**PROBLEM:**
Extract word for word the lines of the listing from its start to the line holding "from matplotlib.patches import Rectangle", both ends kept; pictures are not part of the copy.
## Begin
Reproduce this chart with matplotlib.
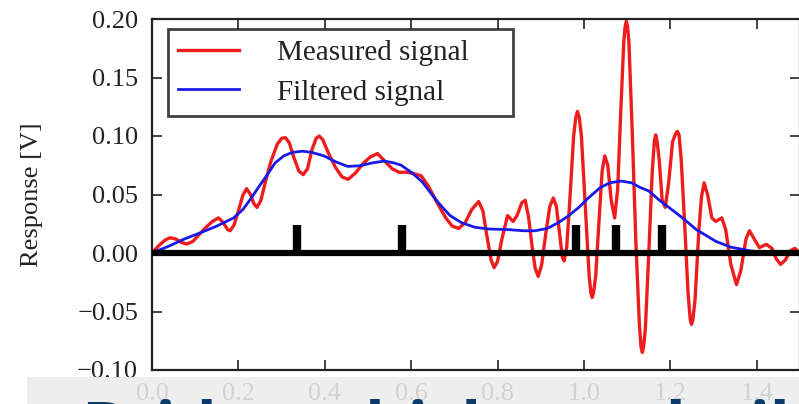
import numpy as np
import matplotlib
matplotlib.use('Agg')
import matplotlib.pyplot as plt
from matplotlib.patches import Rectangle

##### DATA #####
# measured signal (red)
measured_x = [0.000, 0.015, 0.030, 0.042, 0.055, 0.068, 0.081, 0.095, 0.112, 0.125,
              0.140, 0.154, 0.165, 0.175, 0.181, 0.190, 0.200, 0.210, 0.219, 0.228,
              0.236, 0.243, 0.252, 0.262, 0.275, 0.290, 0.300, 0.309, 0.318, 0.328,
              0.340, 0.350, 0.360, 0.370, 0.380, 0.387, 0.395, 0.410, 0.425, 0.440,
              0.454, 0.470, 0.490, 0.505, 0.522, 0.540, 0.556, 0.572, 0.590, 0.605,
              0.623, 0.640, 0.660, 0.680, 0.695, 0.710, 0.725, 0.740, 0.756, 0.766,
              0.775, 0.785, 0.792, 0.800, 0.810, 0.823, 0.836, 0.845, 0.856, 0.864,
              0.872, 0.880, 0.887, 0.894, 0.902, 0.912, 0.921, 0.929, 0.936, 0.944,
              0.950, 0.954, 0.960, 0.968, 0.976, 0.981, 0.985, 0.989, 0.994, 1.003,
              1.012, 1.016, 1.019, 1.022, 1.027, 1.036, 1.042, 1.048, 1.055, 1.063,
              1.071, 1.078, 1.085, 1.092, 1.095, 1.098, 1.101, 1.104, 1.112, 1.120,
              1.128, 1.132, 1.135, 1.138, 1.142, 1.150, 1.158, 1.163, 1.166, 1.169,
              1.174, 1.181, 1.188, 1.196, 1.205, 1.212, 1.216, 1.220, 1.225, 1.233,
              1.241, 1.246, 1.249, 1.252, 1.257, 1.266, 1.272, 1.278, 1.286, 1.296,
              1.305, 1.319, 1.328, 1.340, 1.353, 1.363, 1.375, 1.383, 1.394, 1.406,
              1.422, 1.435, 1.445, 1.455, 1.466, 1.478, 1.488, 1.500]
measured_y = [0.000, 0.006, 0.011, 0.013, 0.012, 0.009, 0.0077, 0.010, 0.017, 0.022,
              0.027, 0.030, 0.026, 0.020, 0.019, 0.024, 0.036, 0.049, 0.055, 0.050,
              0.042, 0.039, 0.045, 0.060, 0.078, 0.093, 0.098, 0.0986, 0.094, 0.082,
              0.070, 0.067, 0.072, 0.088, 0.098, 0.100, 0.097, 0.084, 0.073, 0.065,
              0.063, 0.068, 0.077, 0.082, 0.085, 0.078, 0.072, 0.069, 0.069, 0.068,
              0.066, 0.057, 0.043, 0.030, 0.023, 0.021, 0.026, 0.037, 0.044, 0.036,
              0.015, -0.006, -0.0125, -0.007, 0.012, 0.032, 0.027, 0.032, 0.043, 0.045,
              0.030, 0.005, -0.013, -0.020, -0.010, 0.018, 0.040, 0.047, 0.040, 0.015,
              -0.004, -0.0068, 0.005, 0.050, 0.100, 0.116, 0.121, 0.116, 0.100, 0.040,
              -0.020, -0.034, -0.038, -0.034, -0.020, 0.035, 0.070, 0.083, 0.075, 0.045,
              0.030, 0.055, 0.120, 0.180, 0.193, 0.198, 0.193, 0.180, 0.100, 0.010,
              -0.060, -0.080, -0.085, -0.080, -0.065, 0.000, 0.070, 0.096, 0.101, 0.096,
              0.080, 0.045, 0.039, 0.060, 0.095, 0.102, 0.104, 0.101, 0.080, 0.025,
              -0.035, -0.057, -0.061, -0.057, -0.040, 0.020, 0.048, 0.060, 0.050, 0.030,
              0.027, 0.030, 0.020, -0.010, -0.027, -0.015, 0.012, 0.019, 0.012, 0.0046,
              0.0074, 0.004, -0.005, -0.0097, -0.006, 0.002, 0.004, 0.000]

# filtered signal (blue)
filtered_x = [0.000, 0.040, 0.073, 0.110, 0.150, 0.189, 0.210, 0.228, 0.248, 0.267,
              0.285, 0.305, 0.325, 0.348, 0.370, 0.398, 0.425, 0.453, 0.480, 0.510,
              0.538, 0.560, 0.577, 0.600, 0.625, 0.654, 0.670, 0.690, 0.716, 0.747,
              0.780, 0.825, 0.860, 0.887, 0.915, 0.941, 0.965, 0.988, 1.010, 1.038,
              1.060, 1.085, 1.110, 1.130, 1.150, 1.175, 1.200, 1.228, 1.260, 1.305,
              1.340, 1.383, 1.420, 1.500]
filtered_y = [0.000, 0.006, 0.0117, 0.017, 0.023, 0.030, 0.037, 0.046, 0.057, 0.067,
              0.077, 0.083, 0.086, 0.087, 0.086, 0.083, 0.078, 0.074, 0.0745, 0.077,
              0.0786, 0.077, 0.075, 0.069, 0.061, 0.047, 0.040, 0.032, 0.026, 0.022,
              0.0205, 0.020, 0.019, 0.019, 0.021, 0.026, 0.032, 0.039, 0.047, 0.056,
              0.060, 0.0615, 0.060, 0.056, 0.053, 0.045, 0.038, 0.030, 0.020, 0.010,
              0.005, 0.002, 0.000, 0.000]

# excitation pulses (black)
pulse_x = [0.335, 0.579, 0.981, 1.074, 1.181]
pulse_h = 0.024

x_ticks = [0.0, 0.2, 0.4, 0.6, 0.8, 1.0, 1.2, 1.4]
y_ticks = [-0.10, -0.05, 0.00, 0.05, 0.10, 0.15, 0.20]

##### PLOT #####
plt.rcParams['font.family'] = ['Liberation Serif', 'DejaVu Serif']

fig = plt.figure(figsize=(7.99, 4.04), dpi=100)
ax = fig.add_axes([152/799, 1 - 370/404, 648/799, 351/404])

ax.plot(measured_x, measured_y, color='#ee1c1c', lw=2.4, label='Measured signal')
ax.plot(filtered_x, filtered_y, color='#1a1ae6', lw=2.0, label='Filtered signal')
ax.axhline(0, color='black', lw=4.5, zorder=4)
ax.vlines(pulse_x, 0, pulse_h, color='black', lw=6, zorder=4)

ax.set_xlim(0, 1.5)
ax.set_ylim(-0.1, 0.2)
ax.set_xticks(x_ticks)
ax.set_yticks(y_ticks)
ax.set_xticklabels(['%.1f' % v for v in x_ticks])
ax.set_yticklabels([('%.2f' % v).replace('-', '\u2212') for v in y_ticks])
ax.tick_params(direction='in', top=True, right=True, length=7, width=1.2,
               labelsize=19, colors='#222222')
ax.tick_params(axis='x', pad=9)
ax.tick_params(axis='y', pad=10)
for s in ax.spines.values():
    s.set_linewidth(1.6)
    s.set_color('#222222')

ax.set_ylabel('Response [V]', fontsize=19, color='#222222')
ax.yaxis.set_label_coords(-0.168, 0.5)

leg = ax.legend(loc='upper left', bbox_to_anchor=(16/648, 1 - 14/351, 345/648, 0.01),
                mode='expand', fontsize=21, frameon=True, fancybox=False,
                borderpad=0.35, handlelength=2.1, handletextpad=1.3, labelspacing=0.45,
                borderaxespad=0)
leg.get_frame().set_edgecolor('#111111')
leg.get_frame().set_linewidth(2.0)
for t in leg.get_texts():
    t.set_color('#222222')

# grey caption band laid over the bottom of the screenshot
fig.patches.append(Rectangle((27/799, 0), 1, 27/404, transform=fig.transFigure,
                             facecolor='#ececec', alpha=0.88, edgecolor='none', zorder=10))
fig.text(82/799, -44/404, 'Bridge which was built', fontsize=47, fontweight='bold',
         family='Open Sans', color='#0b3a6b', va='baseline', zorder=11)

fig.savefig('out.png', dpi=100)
## End
**COMPLETE OUTPUT:**
Reproduce this chart with matplotlib.
import numpy as np
import matplotlib
matplotlib.use('Agg')
import matplotlib.pyplot as plt
from matplotlib.patches import Rectangle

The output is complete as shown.